JANVIER 2016 - La conscience - Le scepticisme universel

La conscience

Je décrirais la conscience comme un aimant rassemblant tout ce qui pourrait constituer le soi à un moment donné, le soi formant quant à lui un noyau toujours changeant, en aucun cas assimilable à l'être. La conscience de soi émerge assez tardivement dans la vie si j'en juge par mes souvenirs d'enfance et de jeunesse. Avant la fin de l'adolescence, ma vie n'était pas dirigée par un tel sentiment intérieur. Passé ce cap, je suis frappé en revanche par le nombre de sursauts, souvent dramatiques, où le soi s'est ressaisi pour mieux affronter son destin, comme dans un processus de survie ou d'adaptation.

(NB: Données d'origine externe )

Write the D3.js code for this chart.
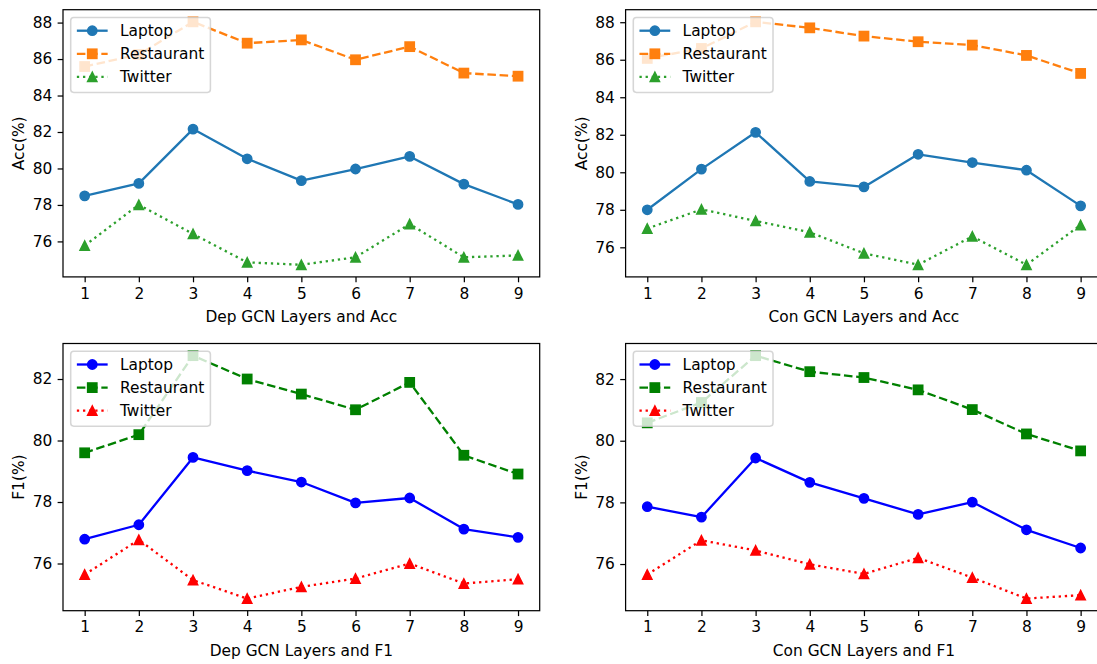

Frappé aussi par ces crises où je m'évadais dans un contexte plus vaste que la réalité pour me libérer des vicissitudes du présent. Dans tous ces cas, la conscience de soi m'a servi de guide pour mieux me conduire dans l'existence, quelquefois au prix d'une fuite hors du réel. A présent son rôle pourrait se relâcher car je n'ai plus tant besoin de m'adapter au monde réel. Je pourrais ainsi recouvrer l'inconscience relative de l'enfance. C'est le contraire qui se produit: la conscience de soi s'assigne une fin plus exigeante et plus noble encore et c'est  évidemment la raison d'être de ce journal.

Le scepticisme universel

Je voudrais me convaincre de l'existence d'un terme de la pensée philosophique, d'un état de la réflexion personnelle menant à la formulation d'une doctrine définitive.  La difficulté, j'en conviens, c'est de réaliser que ce terme a été atteint. Il est des périodes de l'existence, quelquefois très précoces, où il semble que nous ayons trouvé une position éthique définitive. Mais ce n'est souvent qu'un avant-goût de ce qui s'imposera définitivement beaucoup plus tard. Ainsi fut pour moi prémonitoire le scepticisme très sombre que je professais entre 30 et 40 ans (lecture de Cioran en particulier). C'était une puissance corrosive mais salutaire, vouée à déboucher sur autre chose, sur des conceptions éthiques plus apaisées. Plus tard, en effet, j'ai retrouvé le scepticisme mais sous une forme littéraire  délestée de toute radicalité (Gautier, France, Loti, Proust). Et au fond cette expression apaisée et toute littéraire du scepticisme universel, me semble bien l'ultime resserre spirituelle, où jamais la puissance d'étonnement ne s'épuise. J'aimerais idéalement que se mesurent en moi, dans une sorte d'affrontement créatif qui ne modifie pas les lignes, d'une part le détachement philosophique, forme apaisée du scepticisme (Montaigne), et d'autre part l'ubris philosophique, respectueuse de la vie mais destructrice des valeurs consacrées de la morale et de la métaphysique (Nietzsche).